Department of Computer Engineering, Kaunas University of Technology Studenty 50-214<sup>c</sup>, LT-51368 Kaunas, Lithuania

**Abstract**. The digital signal processing in general case may be implemented on multi-channel structures. In most cases such structures have a heterogeneous architecture where the Kahn network and correlation are used to process the data flows. In this paper the methodology of the design of heterogeneous systems is presented. The methodology was tested on the design of the real devices controlling large data flows. Multi-channel structures were used to estimate the influence of the number of channels on the speed of data and the cost of the task, and to estimate an optimal number of channels.

## 1. Introduction

The design and implementation of heterogeneous systems is a complicated process, because the individual methodology is applied for the projecting of each functional device.
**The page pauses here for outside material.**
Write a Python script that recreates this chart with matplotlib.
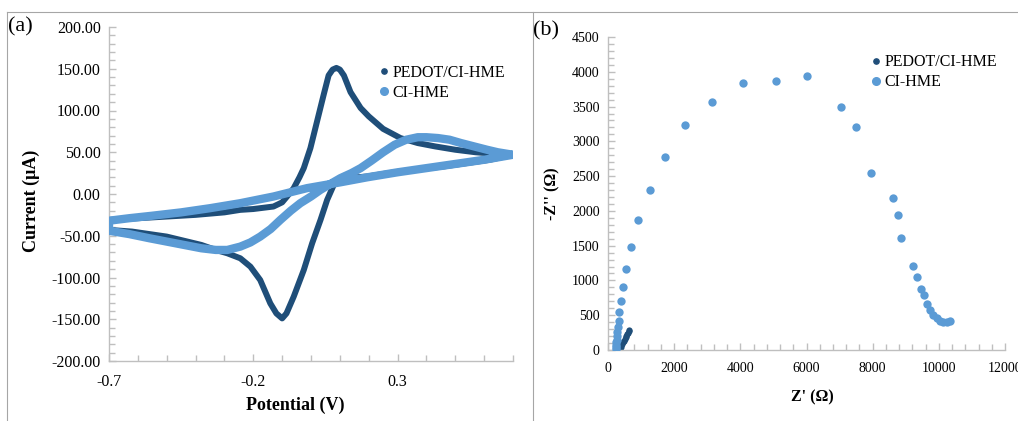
import matplotlib
matplotlib.use("Agg")
import matplotlib.pyplot as plt
from matplotlib.lines import Line2D
from matplotlib.ticker import MultipleLocator, FormatStrFormatter, FixedLocator

plt.rcParams['font.family'] = ['Liberation Serif', 'DejaVu Serif']
plt.rcParams['axes.unicode_minus'] = False

# ---------------- data: (a) cyclic voltammetry ----------------
pedot_fwd_v = [-0.70, -0.60, -0.50, -0.40, -0.30, -0.245, -0.20, -0.13, -0.10, -0.083, -0.06, -0.04,
               -0.025, -0.002, 0.021, 0.044, 0.061, 0.075, 0.088, 0.10, 0.114, 0.137, 0.172, 0.20,
               0.25, 0.31, 0.37, 0.43, 0.50, 0.57, 0.64, 0.70]
pedot_fwd_i = [-31, -29, -27, -25, -22, -19, -18, -15, -10, -3, 7, 20,
               31, 55, 87, 119, 142, 149, 151, 149, 142, 122, 103, 93,
               78, 67, 61, 57, 53, 50, 48, 47]
pedot_rev_v = [0.70, 0.62, 0.54, 0.46, 0.38, 0.31, 0.25, 0.195, 0.125, 0.079, 0.056, 0.033, 0.004,
               -0.025, -0.06, -0.085, -0.10, -0.12, -0.141, -0.176, -0.21, -0.245, -0.29, -0.33,
               -0.38, -0.44, -0.50, -0.56, -0.62, -0.70]
pedot_rev_i = [47, 41, 37, 33, 30, 27, 24, 21, 19, 11, -7, -31, -59,
               -91, -123, -143, -149, -143, -131, -103, -87, -77, -71, -67,
               -61, -56, -51, -48, -45, -43]

ci_fwd_v = [-0.70, -0.63, -0.56, -0.50, -0.44, -0.38, -0.33, -0.29, -0.245, -0.21, -0.176, -0.14,
            -0.106, -0.07, -0.037, 0.0, 0.033, 0.067, 0.102, 0.14, 0.172, 0.21, 0.25, 0.29, 0.33,
            0.37, 0.40, 0.44, 0.48, 0.52, 0.565, 0.61, 0.647, 0.70]
ci_fwd_i = [-44, -48, -53, -57, -61, -65, -67, -67, -63, -58, -51, -42,
            -31, -20, -11, -3, 5, 12, 19, 25, 31, 40, 50, 59, 65,
            68, 68, 67, 65, 61, 57, 53, 50, 47]
ci_rev_v = [0.70, 0.60, 0.50, 0.40, 0.30, 0.195, 0.102, -0.014, -0.13, -0.245, -0.35, -0.45,
            -0.55, -0.63, -0.70]
ci_rev_i = [47, 41, 36, 31, 26, 20, 14, 7, -3, -11, -17, -22, -26, -29, -32]

cv_xticks = [-0.7, -0.2, 0.3]

# ---------------- data: (b) Nyquist ----------------
pedot_zre = [330, 355, 380, 405, 430, 455, 480, 505, 530, 555, 580, 605, 625, 645]
pedot_zim = [10, 30, 50, 70, 92, 113, 135, 157, 180, 203, 226, 250, 268, 287]

ci_zre = [242, 245, 250, 255, 262, 270, 282, 302, 323, 342, 393, 453, 554, 695, 917, 1259,
          1723, 2318, 3154, 4072, 5090, 6006, 7054, 7497, 7950, 8625, 8767, 8867, 9210,
          9332, 9473, 9543, 9634, 9734, 9835, 9936, 10036, 10137, 10238, 10339]
ci_zim = [10, 40, 75, 110, 150, 200, 260, 335, 421, 542, 704, 906, 1169, 1481, 1869, 2300,
          2779, 3235, 3565, 3834, 3867, 3944, 3498, 3201, 2549, 2190, 1936, 1606, 1208,
          1049, 882, 786, 657, 575, 503, 455, 421, 398, 403, 421]

labels = ['PEDOT/CI-HME', 'CI-HME']

DARK = '#1F4E79'
LIGHT = '#5B9BD5'
AXC = '#BFBFBF'
W, H = 1018, 421

fig = plt.figure(figsize=(W / 100, H / 100), dpi=100)

def box(l, t, r, b):
    return [l / W, 1 - b / H, (r - l) / W, (b - t) / H]

def style(ax):
    for s in ['top', 'right']:
        ax.spines[s].set_visible(False)
    for s in ['left', 'bottom']:
        ax.spines[s].set_color(AXC)
        ax.spines[s].set_linewidth(1.0)
    ax.tick_params(which='both', direction='in', color=AXC, width=1.0)
    ax.tick_params(which='major', length=5)
    ax.tick_params(which='minor', length=4)
    ax.patch.set_alpha(0)

# ---- panel (a)
ax1 = fig.add_axes(box(109, 27, 513, 361))
style(ax1)
ax1.plot(pedot_fwd_v + pedot_rev_v, pedot_fwd_i + pedot_rev_i, color=DARK, lw=4.3,
         solid_capstyle='round', solid_joinstyle='round', zorder=2)
ax1.plot(ci_fwd_v + ci_rev_v + ci_fwd_v[:1], ci_fwd_i + ci_rev_i + ci_fwd_i[:1], color=LIGHT,
         lw=6.0, solid_capstyle='round', solid_joinstyle='round', zorder=3)
ax1.set_xlim(-0.7, 0.7)
ax1.set_ylim(-200, 200)
ax1.xaxis.set_major_locator(FixedLocator(cv_xticks))
ax1.xaxis.set_minor_locator(MultipleLocator(0.1))
ax1.yaxis.set_major_locator(MultipleLocator(50))
ax1.yaxis.set_minor_locator(MultipleLocator(10))
ax1.yaxis.set_major_formatter(FormatStrFormatter('%.2f'))
ax1.xaxis.set_major_formatter(FormatStrFormatter('%.1f'))
ax1.tick_params(axis='both', which='major', labelsize=11.5, pad=6)
ax1.tick_params(axis='x', which='major', pad=9)
ax1.set_xlabel('Potential (V)', fontsize=13, fontweight='bold')
ax1.set_ylabel('Current (μA)', fontsize=13, fontweight='bold')
ax1.xaxis.set_label_coords(0.46, -0.132)
ax1.xaxis.label.set_va('center')
ax1.yaxis.set_label_coords(-0.193, 0.48)
ax1.yaxis.label.set_va('center')

handles = [Line2D([], [], ls='', marker='o', color=DARK, markersize=3.8),
           Line2D([], [], ls='', marker='o', color=LIGHT, markersize=5.5)]
ax1.legend(handles, labels, loc='upper right', bbox_to_anchor=(1.0, 0.91), frameon=False,
           fontsize=11.5, handlelength=0.5, handletextpad=0.3, labelspacing=0.25,
           borderaxespad=0.1)

# ---- panel (b)
ax2 = fig.add_axes(box(608, 37, 1005, 350))
style(ax2)
ax2.scatter(pedot_zre, pedot_zim, s=20, color=DARK, zorder=2, linewidths=0)
ax2.scatter(ci_zre, ci_zim, s=36, color=LIGHT, zorder=3, linewidths=0)
ax2.set_xlim(0, 12000)
ax2.set_ylim(0, 4500)
ax2.xaxis.set_major_locator(MultipleLocator(2000))
ax2.xaxis.set_minor_locator(MultipleLocator(400))
ax2.yaxis.set_major_locator(MultipleLocator(500))
ax2.yaxis.set_minor_locator(MultipleLocator(100))
ax2.tick_params(axis='both', which='major', labelsize=10, pad=6)
ax2.tick_params(axis='x', which='major', pad=9)
ax2.set_xlabel("Z' (Ω)", fontsize=11.5, fontweight='bold')
ax2.set_ylabel("-Z'' (Ω)", fontsize=11.5, fontweight='bold')
ax2.xaxis.set_label_coords(0.516, -0.150)
ax2.xaxis.label.set_va('center')
ax2.yaxis.set_label_coords(-0.139, 0.498)
ax2.yaxis.label.set_va('center')
ax2.legend(handles, labels, loc='upper right', bbox_to_anchor=(1.0, 0.97), frameon=False,
           fontsize=11.5, handlelength=0.5, handletextpad=0.3, labelspacing=0.25,
           borderaxespad=0.1)

# ---- panel letters and frame lines
fig.text(8 / W, 1 - 27 / H, '(a)', fontsize=16, va='center', ha='left')
fig.text(533 / W, 1 - 31 / H, '(b)', fontsize=16, va='center', ha='left')
FR = '#A6A6A6'
fig.add_artist(Line2D([7 / W, 1], [1 - 12 / H, 1 - 12 / H], color=FR, lw=0.8))
fig.add_artist(Line2D([7 / W, 7 / W], [0, 1 - 12 / H], color=FR, lw=0.8))
fig.add_artist(Line2D([533 / W, 533 / W], [0, 1 - 12 / H], color=FR, lw=0.8))

fig.savefig('out.png', dpi=100)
The designing and implementation steps must be completed effectively, minimizing the design time and expenses. Ptolemy [8], Match [12], Cameron [5] scientific projects are related to the problem of the amelioration of design efficiency. The topic of the modeling of heterogeneous systems and the design of various natures is analyzed in these projects.

The digital signal processing tasks are implemented in a few stages: the formulation of the global task, the investigation and modeling of the respective physical expression, the task specification of digital signal processing, the creation of the functional structure of digital signal processing, the system coordination and the experimental research. Such tasks have to meet the requirements for the operating speed, for the minimal number of hardware, and the criteria of "time-tomarket".

Only a few task implementation stages, mentioned above, can be performed individually. The specialization of a company is often quite narrow so several of them must be subordinated in the corporate project to solve a particular task. This makes the design process more expensive. Moreover, it is difficult to coordinate the activity of project members effectively. In this case, different design methods, methodologies and tools, created hardware and software modules, the implementation algorithms are used for the design of heterogeneous digital signal processing (DSP) system. Actually, a unanimous methodology is required to easy the design and implementation of such heterogeneous digital signal processing systems.

Looking from the point of efficiency, the design of physical system (specialized schemas and modules) requires a lot of time, knowledge and complex design tools and is especially problematic. Usually it is worth of attention only in case of mass system production, whereas is not effective for the scientific research purpose and local orders (long time-to-market).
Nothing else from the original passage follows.